Not my frogs just took the pictures.

----------


## Kurt

Very nice.

----------


## Cristen

The first time I saw a pict of the Tomato frog on the forum I wanted one.  Your picts have just made me want one even more.  Beautiful Pictures  :Smile:

----------


## Ebony

Very nice frogs. Great photos.  :Frog Smile:

----------


## Skulldroog

Awesome color! 

Nice work.

----------


## Eel Noob

Thanks everyone



Even though she had three tomato frogs all pictures are of the same specimen. 
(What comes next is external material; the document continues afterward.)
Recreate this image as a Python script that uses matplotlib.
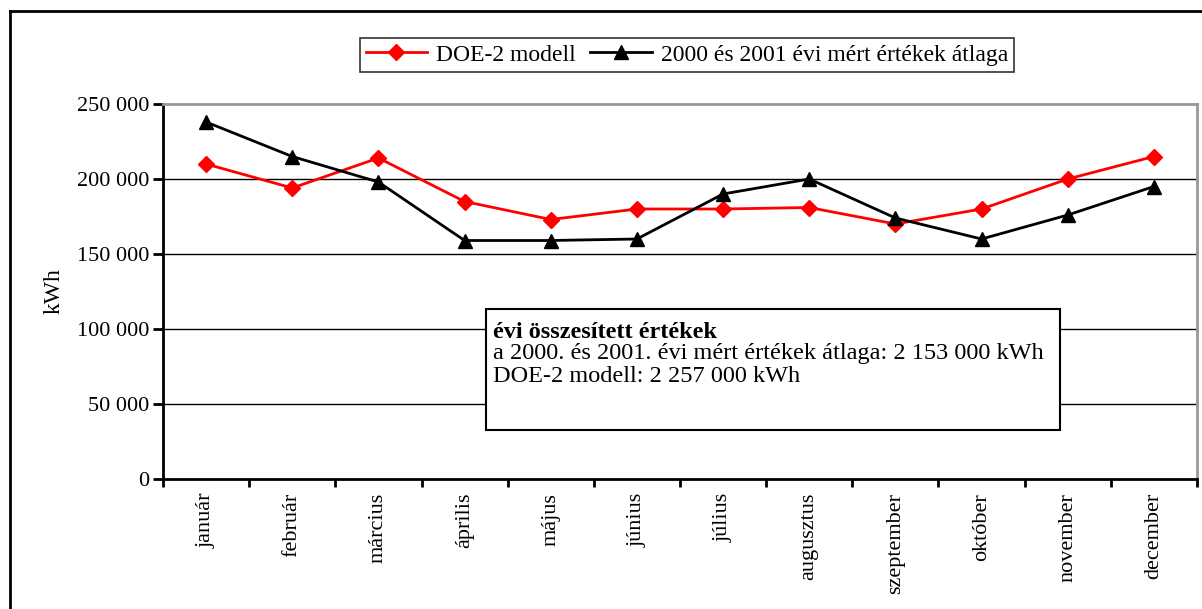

I'm hoping Petco would start carrying these frogs again.

----------


## oniwasabi

That's a cool setup you got him in.

----------


## ConVexity

They're beautiful! I love TomatoFrogs! I wish I owned one but I don't have anymore room for pets hahahha

----------


## dsmalex97

I love Tomato Frogs!  There so awesome looking!  I remember when I was like 13 I asked my dad for one, and he said no.  I was crushed....I kind of forgot about the little guys due to my ever growing snake collection lol!  My petco has had one for a while now, I should go snatch him up before someone else does it for me.   :Stick Out Tongue:

----------


## ConVexity

I'm buying one soon! I'll post pictures too.

----------


## Sylixia

What a sweetie! I'd never heard of Tomato Frogs before, but I can see why they're kept as pets. The colours are so striking.

----------


## manouela

so cute!!! :Smile:

----------


## Anita Natina Heinonen

Aaaww! Those are so beautyful! I hope i get these ones too, soon. Here in finland it is very hard to find any... 



Sorry my bad english  :Smile:  

-Anita

----------